Focusing on what you are lacking in your life leads to a narrative of scarcity. Perhaps you’ve struggled financially for many years and have created an assumption that you’ll never have enough. This assumption could be keeping you from taking action. With the awareness of the story, you can create a new one, setting aside those assumptions and work from a place of objectivity, self-awareness, and self-love. To rewrite the story of scarcity you can choose to see the world as a place of abundance, where financial abundance is possible. Once you have created the new story, you can reinforce and support it by deliberately taking steps to realise the new reality by having an abundant outlook and acting with generosity. Generosity begets abundance.

“The key to abundance is meeting our limited circumstances with unlimited thoughts.” Marianne Williamson 16

Being thankful is one of the simplest yet most powerful habits you can build. By counting your blessings daily, you can begin to condition your mind to look for the good in everything around you. Being thankful is a vital component of happiness and abundance. The more you count your blessings, the more blessings you’ll have to count. (Refer to the gratitude exercise in the Vision module)

How much of your life do you really enjoy versus just ‘doing’? Do an audit. Do you intentionally invest in your own joy? What brings you joy? How are you going to bring more joy into your life? What hobbies, adventures or activities do you want to engage in? 

“Imagination is more important than knowledge,” states Einstein 17. Without imagining bright futures and solutions to our challenges, there is no future, only a grinding continuation of present reality. Einstein realised that if we only use the knowledge that we have today, we will produce no growth nor any fantastic breakthroughs in life.

Look beyond your current life to consider strategic possibilities to encapsulate in your intention.

“When you’ve seen beyond yourself, then you may find peace of mind is waiting there.” George Harrison 18

The principle of impermanence

“The bad news is that nothing lasts forever. The good news is that nothing lasts forever.” J.Cole 19

There is a story that I like that I want to tell you about here:

There was once a farmer who had a horse, but one day it ran away. Upon hearing the news, his neighbours came over and said, “What bad fortune!” “Maybe..” the old man replied. The next day his horse returned with three wild horses. “What great fortune,” the neighbours exclaimed. “Maybe..” the farmer replied. The farmer’s son fell while riding one of the wild horses and broke his leg so badly that he would always have a limp. “What terrible fortune!” the neighbours cried. “Maybe..” answered the farmer.
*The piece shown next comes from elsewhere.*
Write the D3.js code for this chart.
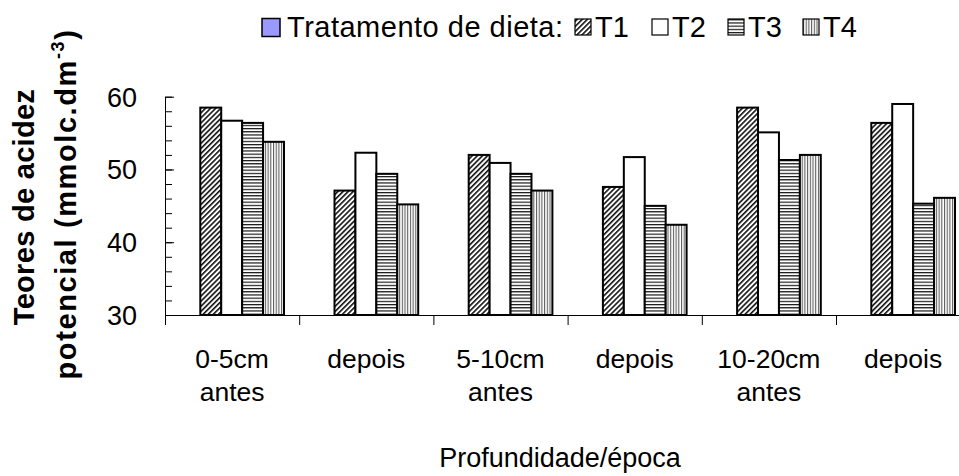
<!DOCTYPE html>
<html>
<head>
<meta charset="utf-8">
<script src="https://d3js.org/d3.v7.min.js"></script>
<style>
  body { margin: 0; background: #fff; }
  text { font-family: "Liberation Sans", Arial, sans-serif; fill: #000; }
</style>
</head>
<body>
<svg id="chart" width="959" height="476"></svg>

<script>

// Data
const categories = [["0-5cm", "antes"], ["depois"], ["5-10cm", "antes"], ["depois"], ["10-20cm", "antes"], ["depois"]];
const series = ["T1", "T2", "T3", "T4"];
const T1 = [58.5, 47.1, 52.0, 47.6, 58.5, 56.4];
const T2 = [56.7, 52.3, 50.9, 51.7, 55.1, 59.0];
const T3 = [56.4, 49.4, 49.4, 45.0, 51.3, 45.3];
const T4 = [53.8, 45.2, 47.1, 42.4, 52.0, 46.1];
const majorTicks = [30, 40, 50, 60];
const minorTicks = d3.range(30, 61, 2);

const values = { T1: T1, T2: T2, T3: T3, T4: T4 };

// SVG setup
const svg = d3.select("#chart");
const plotLeft = 165, plotBottom = 315, plotTop = 96.7, step = 134.2;

const x = d3.scaleBand().domain(d3.range(categories.length))
            .range([plotLeft, plotLeft + step * categories.length]).padding(0);
const xInner = d3.scaleBand().domain(series).range([35.3, 119]).padding(0);
const xEdge = d3.scaleLinear().domain([0, categories.length]).range(x.range());
const y = d3.scaleLinear().domain([30, 60]).range([plotBottom, plotTop]);

// Patterns
const defs = svg.append("defs");

let p1 = defs.append("pattern").attr("id", "pT1").attr("patternUnits", "userSpaceOnUse")
             .attr("width", 3.6).attr("height", 3.6).attr("patternTransform", "rotate(45)");
p1.append("rect").attr("width", 3.6).attr("height", 3.6).attr("fill", "#fff");
p1.append("line").attr("x1", 0.8).attr("x2", 0.8).attr("y1", 0).attr("y2", 3.6)
  .attr("stroke", "#000").attr("stroke-width", 1.5);

let p3 = defs.append("pattern").attr("id", "pT3").attr("patternUnits", "userSpaceOnUse")
             .attr("width", 4).attr("height", 3.2);
p3.append("rect").attr("width", 4).attr("height", 3.2).attr("fill", "#fff");
p3.append("line").attr("x1", 0).attr("x2", 4).attr("y1", 0.6).attr("y2", 0.6)
  .attr("stroke", "#000").attr("stroke-width", 1.1);

let p4 = defs.append("pattern").attr("id", "pT4").attr("patternUnits", "userSpaceOnUse")
             .attr("width", 2.7).attr("height", 4);
p4.append("rect").attr("width", 2.7).attr("height", 4).attr("fill", "#fff");
p4.append("line").attr("x1", 0.6).attr("x2", 0.6).attr("y1", 0).attr("y2", 4)
  .attr("stroke", "#333").attr("stroke-width", 0.9);

const fills = { T1: "url(#pT1)", T2: "#fff", T3: "url(#pT3)", T4: "url(#pT4)" };

// Bars
const groups = svg.append("g").selectAll("g.group").data(categories)
                  .join("g").attr("class", "group")
                  .attr("transform", (d, i) => `translate(${x(i)},0)`);

groups.selectAll("rect.bar")
      .data((d, i) => series.map(s => ({ s: s, v: values[s][i] })))
      .join("rect").attr("class", "bar")
      .attr("x", d => xInner(d.s))
      .attr("width", xInner.bandwidth())
      .attr("y", d => y(d.v))
      .attr("height", d => plotBottom - y(d.v))
      .attr("fill", d => fills[d.s])
      .attr("stroke", "#000").attr("stroke-width", 2);

// Y axis
svg.append("g").attr("transform", `translate(${plotLeft},0)`)
   .call(d3.axisLeft(y).tickValues(minorTicks).tickSize(-7).tickSizeOuter(0).tickFormat(""));

let yAxis = svg.append("g").attr("transform", `translate(${plotLeft},0)`)
   .call(d3.axisLeft(y).tickValues(majorTicks).tickSize(-9).tickSizeOuter(0).tickPadding(28));
yAxis.selectAll("text").attr("font-size", 27).attr("font-family", "Liberation Sans, Arial, sans-serif")
     .attr("dy", "0.35em");

// X axis with ticks between categories
svg.append("g").attr("transform", `translate(0,${plotBottom})`)
   .call(d3.axisBottom(xEdge).tickValues(d3.range(categories.length + 1))
           .tickSize(10).tickSizeOuter(0).tickFormat(""));

// Category labels
let labels = svg.append("g").selectAll("text.cat").data(categories)
                .join("text").attr("class", "cat")
                .attr("text-anchor", "middle").attr("font-size", 26.5)
                .attr("x", (d, i) => x(i) + x.bandwidth() / 2)
                .attr("y", 368);
labels.selectAll("tspan").data(d => d).join("tspan")
      .attr("x", function () { return this.parentNode.getAttribute("x"); })
      .attr("dy", (d, i) => i === 0 ? 0 : 33)
      .text(d => d);

// Axis titles
svg.append("text").attr("x", 560).attr("y", 466.5).attr("text-anchor", "middle")
   .attr("font-size", 27).text("Profundidade/época");

let yTitle = svg.append("text").attr("transform", "translate(0,207) rotate(-90)")
                .attr("text-anchor", "middle").attr("font-size", 29).attr("font-weight", "bold")
                .attr("letter-spacing", 0.3);
yTitle.append("tspan").attr("x", 0).attr("y", 33.5).text("Teores de acidez");
let yTitle2 = svg.append("text").attr("transform", "translate(0,204) rotate(-90)")
                .attr("text-anchor", "middle").attr("font-size", 29).attr("font-weight", "bold")
                .attr("letter-spacing", 1.6).attr("y", 76);
yTitle2.append("tspan").text("potencial (mmolc.dm");
yTitle2.append("tspan").attr("font-size", 18).attr("dy", -12).text("-3");
yTitle2.append("tspan").attr("dy", 12).text(")");

// Legend
const legend = svg.append("g");
legend.append("rect").attr("x", 262).attr("y", 18.5).attr("width", 18).attr("height", 18)
      .attr("fill", "#9999ff").attr("stroke", "#000").attr("stroke-width", 1.5);
legend.append("text").attr("x", 287).attr("y", 36.5).attr("font-size", 29)
      .attr("letter-spacing", 0.5).text("Tratamento de dieta:");

const legendX = d3.scaleOrdinal().domain(series).range([575, 652, 728, 803]);
let items = legend.selectAll("g.item").data(series).join("g").attr("class", "item")
                  .attr("transform", d => `translate(${legendX(d)},0)`);
items.append("rect").attr("x", 0).attr("y", 19).attr("width", 16).attr("height", 16)
     .attr("fill", d => fills[d]).attr("stroke", "#000").attr("stroke-width", 1.2);
items.append("text").attr("x", 20).attr("y", 36.5).attr("font-size", 29).text(d => d);

</script>
</body>
</html>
Later, the army came through the village to draft all able-bodied young men for the war. Seeing his son’s limp they passed him by. The neighbours congratulated the farmer. “What wonderful fortune,” they said. “Maybe..” said the old man.

It’s hard to know which experiences will turn out to be fortuitous and which will be unfortunate because everything is constantly changing, and we cannot foretell or control the future. All we can control is how we meet each moment. I have learned through great loss, failures, and successes that life is precious, it can be lost at any moment, so I aim to live life with joy and make every moment count. I now understand how important it is not to be defined by what has happened to me but to approach every life experience as something to learn from and know that I am what I choose to become.